DOI: 10.30842/ielcp2306901528117
А. Н. Ливанова
Санкт-Петербургский государственный университет, Санкт-Петербург, Россия. [email protected]
НОРВЕЖСКОЕ ЯЗЫКОВОЕ ДВИЖЕНИЕ ПОЛВЕКА СПУСТЯ
В 1968 году Михаил Иванович Стеблин-Каменский опубликовал в журнале «Вопросы языкознания» статью «Возможно ли планирование языкового развития?» с подзаголовком «норвежское языковое движение в тупике». В статье характеризуются взгляды сторонников основных направлений в языковом движении страны, а также проведенные в ней реформы орфографии. Скорее отрицательно оценив результаты языкового движения, происходившего в Норвегии в течение ста с лишним лет, М. И. Стеблин-Каменский ставит под сомнение как возможность, так и целесообразность языкового планирования.
В прошедшие со времени публикации статьи более пятидесяти лет реформирование орфографии продолжилось, но с несколько иными целями. Нет признаков того, что в Норвегии предполагают отказаться от языкового планирования, опыт которого можно во многих отношениях оценить как поучительный.
Ключевые слова: М. И. Стеблин-Каменский, норвежский язык, букмол, лансмол, риксмол, новонорвежский язык, языковое движение, реформы орфографии, планирование языкового развития
Aleksandra Livanova
St. Petersburg State University, St. Petersburg, Russia. [email protected]

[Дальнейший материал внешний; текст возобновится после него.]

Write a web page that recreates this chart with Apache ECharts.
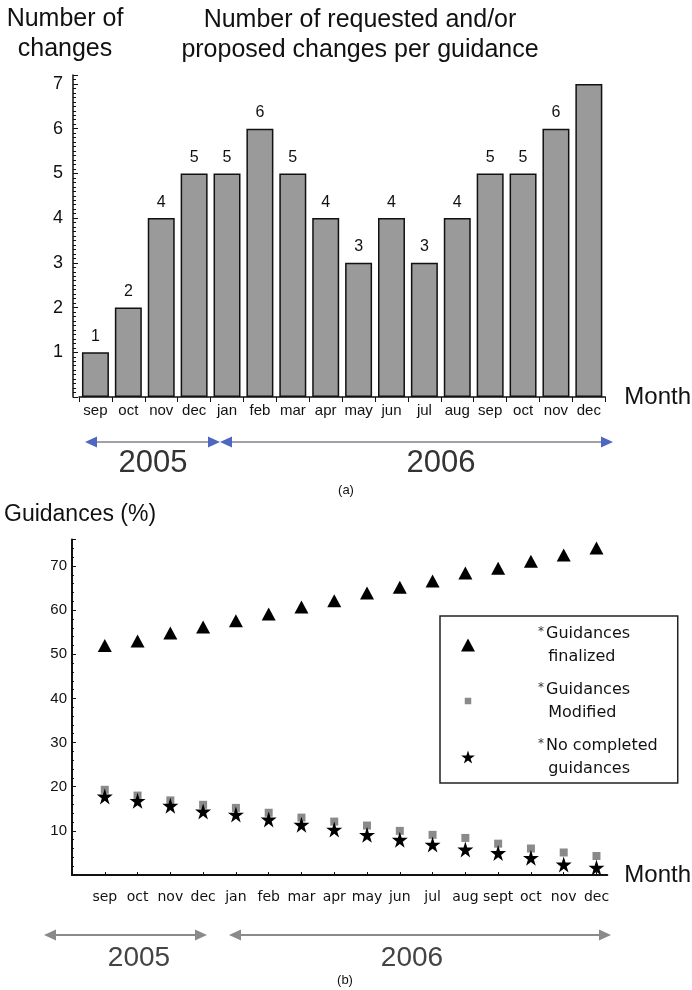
<!DOCTYPE html>
<html><head><meta charset="utf-8">
<script src="https://cdn.jsdelivr.net/npm/echarts@6/dist/echarts.min.js"></script>
<style>html,body{margin:0;padding:0;background:#fff}#c{width:692px;height:990px}</style>
</head><body><div id="c"></div>
<script>
// ---- data ----
const monthsA = ['sep','oct','nov','dec','jan','feb','mar','apr','may','jun','jul','aug','sep','oct','nov','dec'];
const changes = [1,2,4,5,5,6,5,4,3,4,3,4,5,5,6,7];
const monthsB = ['sep','oct','nov','dec','jan','feb','mar','apr','may','jun','jul','aug','sept','oct','nov','dec'];
const finalized = [52.0,53.0,54.8,56.2,57.6,59.1,60.7,62.1,63.9,65.2,66.6,68.4,69.5,71.1,72.5,74.1];
const modified = [19.3,18.0,16.9,15.9,15.2,14.1,13.0,12.1,11.2,10.0,9.1,8.4,7.1,6.0,5.1,4.3];
const noCompleted = [17.8,16.8,15.7,14.4,13.7,12.6,11.4,10.3,9.1,8.0,6.9,5.8,5.0,3.9,2.4,1.7];
const seriesNames = ['Guidances finalized','Guidances Modified','No completed guidances'];
const legendLabels = ['{a|*}Guidances\n  finalized','{a|*}Guidances\n  Modified','{a|*}No completed\n  guidances'];

const SANS = "'Liberation Sans', Arial, sans-serif";
const DJ = "'DejaVu Sans', sans-serif";
const starPath = 'path://M50,0 L61,35 L98,35 L68,57 L79,91 L50,70 L21,91 L32,57 L2,35 L39,35 Z';
const smallSquare = 'path://M0,0 M14,14 M3.5,3.5 L10.5,3.5 L10.5,10.5 L3.5,10.5 Z';

function arrow(x1, x2, y, lineColor, headColor, lw) {
  const hl = 12, hh = 5.5;
  return [
    {type:'line', shape:{x1:x1+4, y1:y, x2:x2-4, y2:y}, style:{stroke:lineColor, lineWidth:lw}, silent:true},
    {type:'polygon', shape:{points:[[x1,y],[x1+hl,y-hh],[x1+hl,y+hh]]}, style:{fill:headColor}, silent:true},
    {type:'polygon', shape:{points:[[x2,y],[x2-hl,y-hh],[x2-hl,y+hh]]}, style:{fill:headColor}, silent:true}
  ];
}
function txt(text, x, y, font, fill, lh) {
  return {type:'text', x:x, y:y, silent:true,
    style:{text:text, font:font, fill:fill||'#111', lineHeight:lh||undefined, align:'center', verticalAlign:'middle', textAlign:'center', textVerticalAlign:'middle'}};
}

const chart = echarts.init(document.getElementById('c'), null, {renderer:'canvas'});
const option = {
  backgroundColor:'#fff',
  animation:false,
  grid:[
    {left:79, right:86, top:75, bottom:593},
    {left:72, right:83, top:539.5, bottom:115}
  ],
  xAxis:[
    {type:'category', gridIndex:0, data:monthsA, boundaryGap:true,
     axisLine:{lineStyle:{color:'#111', width:1.5}},
     axisTick:{show:true, length:5, lineStyle:{color:'#111'}},
     axisLabel:{interval:0, margin:6, fontSize:15, fontFamily:SANS, color:'#111'},
     name:'Month', nameLocation:'end', nameGap:19,
     nameTextStyle:{fontSize:24, fontFamily:SANS, color:'#111', align:'left', verticalAlign:'middle'}},
    {type:'value', gridIndex:1, min:0, max:16.33, interval:1,
     axisLine:{onZero:false, lineStyle:{color:'#111', width:2}},
     axisTick:{show:true, inside:true, length:3, lineStyle:{color:'#111'}},
     splitLine:{show:false},
     axisLabel:{margin:15, fontSize:14, fontFamily:DJ, color:'#111', showMaxLabel:false,
       formatter:function(v){ return (Number.isInteger(v) && v>=1 && v<=monthsB.length) ? monthsB[v-1] : ''; }},
     name:'Month', nameLocation:'end', nameGap:17,
     nameTextStyle:{fontSize:24, fontFamily:SANS, color:'#111', align:'left', verticalAlign:'middle'}}
  ],
  yAxis:[
    {type:'value', gridIndex:0, min:0, max:7.2, interval:1, offset:6,
     axisLine:{show:true, lineStyle:{color:'#111', width:1.5}},
     axisTick:{show:true, inside:true, length:5, lineStyle:{color:'#111'}},
     minorTick:{show:true, splitNumber:10, length:3, lineStyle:{color:'#111'}},
     splitLine:{show:false},
     axisLabel:{showMinLabel:false, showMaxLabel:false, margin:10, fontSize:18, fontFamily:SANS, color:'#111'}},
    {type:'value', gridIndex:1, min:0, max:76, interval:10,
     axisLine:{show:true, onZero:false, lineStyle:{color:'#111', width:2}},
     axisTick:{show:true, inside:true, length:4, lineStyle:{color:'#111'}},
     minorTick:{show:true, splitNumber:5, length:2, lineStyle:{color:'#111'}},
     splitLine:{show:false},
     axisLabel:{showMinLabel:false, showMaxLabel:false, margin:5, fontSize:15, fontFamily:SANS, color:'#111'}}
  ],
  legend:{
    orient:'vertical', left:440, top:616, padding:[6,20,3,21], itemGap:10,
    itemWidth:14, itemHeight:13, borderColor:'#222', borderWidth:1.5,
    data:[
      {name:seriesNames[0], icon:'triangle'},
      {name:seriesNames[1], icon:smallSquare},
      {name:seriesNames[2], icon:starPath}
    ],
    formatter:function(n){ return legendLabels[seriesNames.indexOf(n)]; },
    textStyle:{fontFamily:DJ, fontSize:16, lineHeight:23, color:'#111', padding:[0,0,0,58],
      rich:{a:{fontFamily:DJ, fontSize:12, lineHeight:23, color:'#333', padding:[0,2,4,0]}}}
  },
  series:[
    {type:'bar', xAxisIndex:0, yAxisIndex:0, data:changes, barCategoryGap:'18%',
     itemStyle:{color:'#9a9a9a', borderColor:'#111', borderWidth:1.5},
     label:{show:true, position:'top', distance:8, fontSize:16, fontFamily:SANS, color:'#111',
       formatter:function(p){ return p.value >= 7 ? '' : p.value; }}},
    {type:'scatter', name:seriesNames[1], xAxisIndex:1, yAxisIndex:1,
     data:modified.map(function(v,i){return [i+1, v];}), symbol:'rect', symbolSize:8,
     itemStyle:{color:'#8a8a8a', opacity:1}},
    {type:'scatter', name:seriesNames[2], xAxisIndex:1, yAxisIndex:1,
     data:noCompleted.map(function(v,i){return [i+1, v];}), symbol:starPath, symbolSize:16,
     itemStyle:{color:'#000', opacity:1}},
    {type:'scatter', name:seriesNames[0], xAxisIndex:1, yAxisIndex:1,
     data:finalized.map(function(v,i){return [i+1, v];}), symbol:'triangle', symbolSize:[14,13],
     itemStyle:{color:'#000', opacity:1}}
  ],
  graphic:[].concat(
    [txt('Number of\nchanges', 65, 34, 'normal 25px ' + SANS, '#111', 30)],
    [txt('Number of requested and/or\nproposed changes per guidance', 360, 35, 'normal 25px ' + SANS, '#111', 30)],
    arrow(85, 220, 442, '#a0a0a8', '#4e68c2', 2),
    arrow(220, 613, 442, '#a0a0a8', '#4e68c2', 2),
    [txt('2005', 153, 463, 'normal 31px ' + SANS, '#333')],
    [txt('2006', 441, 463, 'normal 31px ' + SANS, '#333')],
    [txt('(a)', 346, 490, 'normal 13px ' + SANS, '#111')],
    [{type:'text', x:4, y:515, silent:true, style:{text:'Guidances (%)', font:'normal 23px ' + SANS, fill:'#111', align:'left', verticalAlign:'middle', textAlign:'left', textVerticalAlign:'middle'}}],
    arrow(44, 207, 935, '#8a8a8a', '#8a8a8a', 2),
    arrow(229, 611, 935, '#8a8a8a', '#8a8a8a', 2),
    [txt('2005', 139, 958, 'normal 28px ' + SANS, '#444')],
    [txt('2006', 412, 958, 'normal 28px ' + SANS, '#444')],
    [txt('(b)', 345, 980, 'normal 13px ' + SANS, '#111')]
  )
};
chart.setOption(option);
</script>
</body></html>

The Norwegian language movement half a century later
In 1968, Mikhail Steblin-Kamenskij published an article in the journal Voprosy Yazykoznaniya (Issues in Linguistics) entitled «Is Planning of Language Development Possible?» with the subtitle «Norwegian Language Movement at a Dead End». The article characterises the views of the proponents of the main trends in the country's language movement, as well as the orthography reforms it has implemented. Rather negatively assessing the results of the language movement that took place in Norway for more than a hundred years, Steblin-Kamenskij questions both the possibility and the expediency of language planning.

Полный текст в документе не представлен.